With glass, that book is 'Eighteenth Century English Drinking Glasses, by L.M. Bickerton, and for English, base-metal candlesticks, the above tome - written by Eloy Koldeweij - seems to be the one, as I have just discovered. The Bickerton book can be picked up for about £50, and the Koldeweij one for between £90 and £150, plus delivery. Delivery is not cheap - it weighs about 10 pounds, and seems to have about 600 photographic illustrations - I will not know for sure until I have acquired my copy.

There is a massive conflict of interest here, which teeters on the brink of paradox. In order to obtain your object of choice - if 'choice' it is - at a price which suits your budget (we are talking bargains here) one has to rely on the fact that the seller or auctioneer does not know the value of the item they are selling, even if they have a clue as to it's age or provenance. But then the value of said item is entirely dependent on it's desirability, and the more people that seek out these objects, the more desirable they become. If you need to finance your obsession by selling on the odd item at a a good price, the potential buyer needs to know the maximum value of it before he is willing to part with the cash. Sooner or later, your average car-boot salesman will own a copy of Bickerton or Koldweij, in much the same way as your average burglar used to own a copy of Miller's Antiques Guide before the internet made it obsolete.

I was trawling through a Christie's auction catalogue the other day and came across a late 17th century brass candlestick which looked - to my eye - pretty similar to others that I had seen for about £200, and not visually as nice as the one I bought recently at auction for £40. The Christie's one sold for £10,000. That was when I started to look for the definitive book on the subject because, unlike the world of glass, I do not personally know any experts on base-metal candlesticks.

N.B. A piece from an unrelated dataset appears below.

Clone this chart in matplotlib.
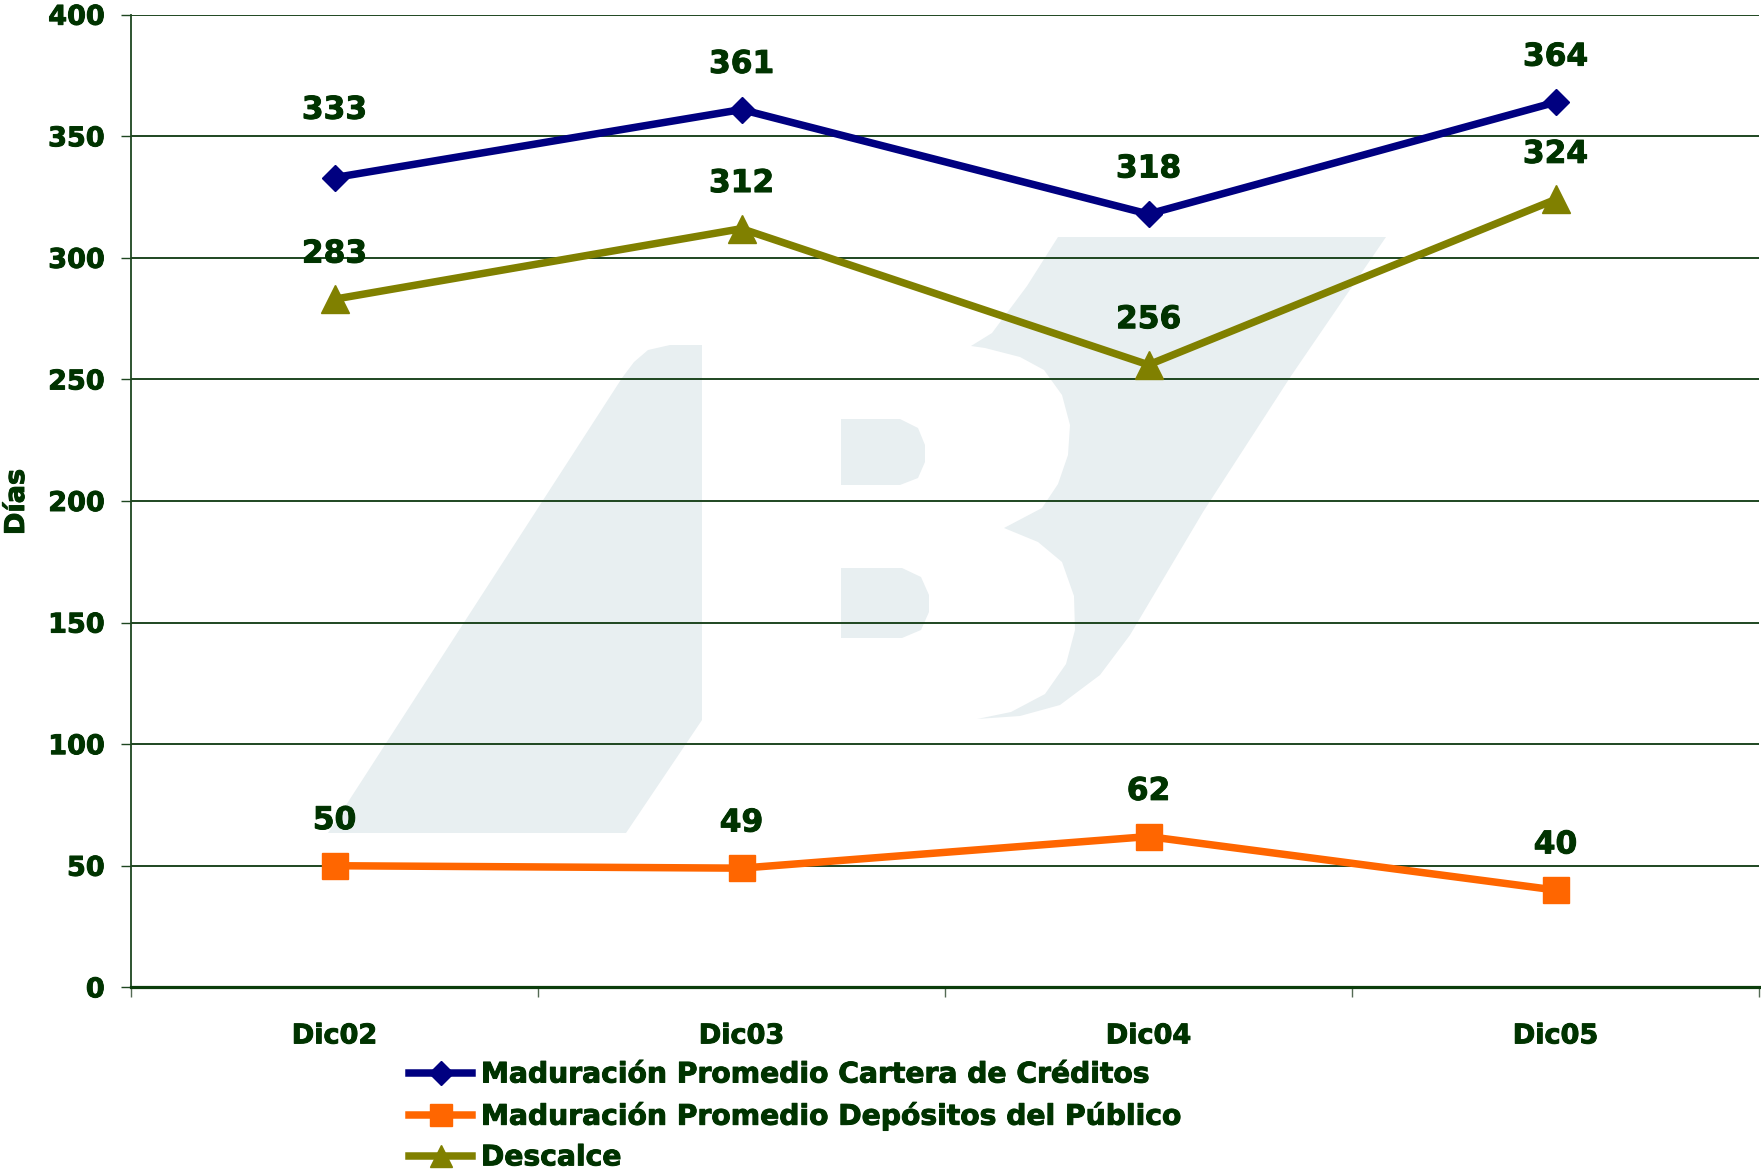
import numpy as np
import matplotlib
matplotlib.use('Agg')
import matplotlib.pyplot as plt
import matplotlib.patheffects as pe
from matplotlib.patches import Polygon
from matplotlib.lines import Line2D

plt.rcParams['font.family'] = 'DejaVu Sans'
plt.rcParams['font.weight'] = 'bold'

#%% Data
categories = ['Dic02', 'Dic03', 'Dic04', 'Dic05']
cartera = [333, 361, 318, 364]
depositos = [50, 49, 62, 40]
descalce = [283, 312, 256, 324]

series_names = ['Maduración Promedio Cartera de Créditos',
                'Maduración Promedio Depósitos del Público',
                'Descalce']

txt_col = '#003300'
wm_col = '#E8EFF1'
heavy = [pe.withStroke(linewidth=0.7, foreground=txt_col)]

#%% Figure
W, H = 1761, 1172
fig = plt.figure(figsize=(W / 100, H / 100), dpi=100)

# background logo (pixel coords)
bg = fig.add_axes([0, 0, 1, 1], zorder=0)
bg.set_xlim(0, W)
bg.set_ylim(H, 0)
bg.axis('off')

stem = [(328, 833), (626, 833), (702, 720), (702, 345), (670, 345),
        (648, 350), (634, 362), (622, 378)]
band = [(1058, 237), (1386, 237), (1291, 376), (1203, 512), (1130, 635),
        (1100, 675), (1060, 705), (1020, 716), (977, 719), (1011, 712),
        (1045, 694), (1066, 664), (1075, 630), (1074, 596), (1062, 562),
        (1038, 542), (1004, 528), (1042, 508), (1058, 484), (1068, 455),
        (1070, 425), (1062, 395), (1044, 370), (1020, 357), (985, 348),
        (971, 346), (992, 333), (1027, 286)]
bowl1 = [(841, 419), (900, 419), (918, 428), (925, 445), (925, 462),
         (918, 478), (900, 485), (841, 485)]
bowl2 = [(841, 568), (902, 568), (921, 577), (929, 595), (929, 612),
         (921, 630), (902, 638), (841, 638)]
for shp in [stem, band, bowl1, bowl2]:
    bg.add_patch(Polygon(shp, closed=True, facecolor=wm_col, edgecolor='none'))

# main axes
ax = fig.add_axes([131 / W, 1 - 987.3 / H, (1759 - 131) / W, (987.3 - 14.7) / H], zorder=1)
ax.patch.set_alpha(0)

x = np.arange(len(categories))
ax.plot(x, cartera, color='#000080', lw=5.4, marker='D', ms=13, zorder=4)
ax.plot(x, depositos, color='#FF6600', lw=5.4, marker='s', ms=18.5, zorder=4)
ax.plot(x, descalce, color='#808000', lw=5.4, marker='^', ms=19.5, zorder=4)

# data labels
label_off = [48.5, 32.5, 32.5, 32.5]
for i in range(len(categories)):
    for vals, off in [(cartera, label_off[i]), (depositos, 32.5), (descalce, 32.5)]:
        ax.annotate(str(vals[i]), (x[i], vals[i]), xytext=(0, off),
                    textcoords='offset points', ha='center', va='center',
                    fontsize=22.5, fontweight='bold', color=txt_col,
                    path_effects=heavy)

ax.set_xlim(-0.5, 3.5)
ax.set_ylim(0, 400)
ax.set_yticks(np.arange(0, 401, 50))
ax.yaxis.grid(True, color='#1E4620', lw=1.4)
ax.set_axisbelow(True)

ax.set_xticks(x)
ax.set_xticklabels(categories)
ax.set_xticks(np.arange(-0.5, 3.6, 1), minor=True)
ax.tick_params(axis='x', which='major', length=0, pad=26, labelsize=19.5, labelcolor=txt_col)
ax.tick_params(axis='x', which='minor', length=7, width=1, color='#556B55', direction='out')
ax.tick_params(axis='y', length=7, width=1, color='#1E4620', pad=12, labelsize=19.5, labelcolor=txt_col)
for lbl in ax.get_xticklabels() + ax.get_yticklabels():
    lbl.set_fontweight('bold')
    lbl.set_path_effects(heavy)

ax.spines['top'].set_visible(False)
ax.spines['right'].set_visible(False)
ax.spines['left'].set_color('#1E4620')
ax.spines['left'].set_linewidth(1.3)
ax.spines['bottom'].set_color('#0B3D0B')
ax.spines['bottom'].set_linewidth(2.3)

fig.text(17 / W, 1 - 502 / H, 'Días', rotation=90, ha='center', va='center',
         fontsize=19.5, fontweight='bold', color=txt_col, path_effects=heavy)

handles = [Line2D([], [], color='#000080', lw=5.4, marker='D', ms=12),
           Line2D([], [], color='#FF6600', lw=5.4, marker='s', ms=16),
           Line2D([], [], color='#808000', lw=5.4, marker='^', ms=16)]
leg = fig.legend(handles, series_names, loc='upper left',
                 bbox_to_anchor=(409 / W, 1 - 1060.5 / H), frameon=False,
                 prop={'size': 20.3, 'weight': 'bold'}, handlelength=2.25,
                 handletextpad=0.3, labelspacing=0.45, borderpad=0,
                 borderaxespad=0)
for t in leg.get_texts():
    t.set_color(txt_col)
    t.set_path_effects(heavy)

plt.savefig('out.png', dpi=100)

Of course, I derive great pleasure from the hunt for these type of things, but it is a strange, excruciating pleasure. I have never been attracted to sado-masochism, but I suspect that the pleasure derived from it is similar to mine when competing for glass, or - more recently - candlesticks.

I read a few years ago that - following clinical tests - every sado-masochist tested by the research scientists who made the report, had one thing in common: mild, frontal-lobe brain damage. The brain-damage is not the sort which is noticeable from the outside, as they all lead perfectly ordinary lives when not down the club, trussed up in leather and being beaten by dominatrice, and - if questioned - those on the receiving end of the lash would have said they were leading perfectly ordinary lives on their nights off too.

Perhaps all those years of drug and alcohol abuse are starting to pay off?


  1. Have you considered the SM alternative?

  2. I think, like you sort of said in the 3rd paragraph down Tom, that something is only worth as much as somebody is willing to pay. A lot of your average car booters only buy to make a quick buck with no thought for the craftsman-ship involved which is a bit sad to my way of thinking. I still love the candlesticks you bought. I think you had a bargain. Hope you get your books. Knowledge is endless.

  3. Yes Moll, it is endless, but there's no fools like us old ones (I speak for myself, btw). I've just bought another from eBay tonight... looks like an early 18 century bronze one to me... hee hee!

  4. I get older but no wiser so I guess you could include me in that as well. I love bronze. Put a picture up when it arrives.

  5. I will - I am childishly excited, so probably will be childishly disappointed as well... but I don;t think so. The plan is to collect as many good, early candlesticks as poss over the next year or so, then auction them in London - if I can bear to part with them. If my power gets cut off, then maybe I will use them all.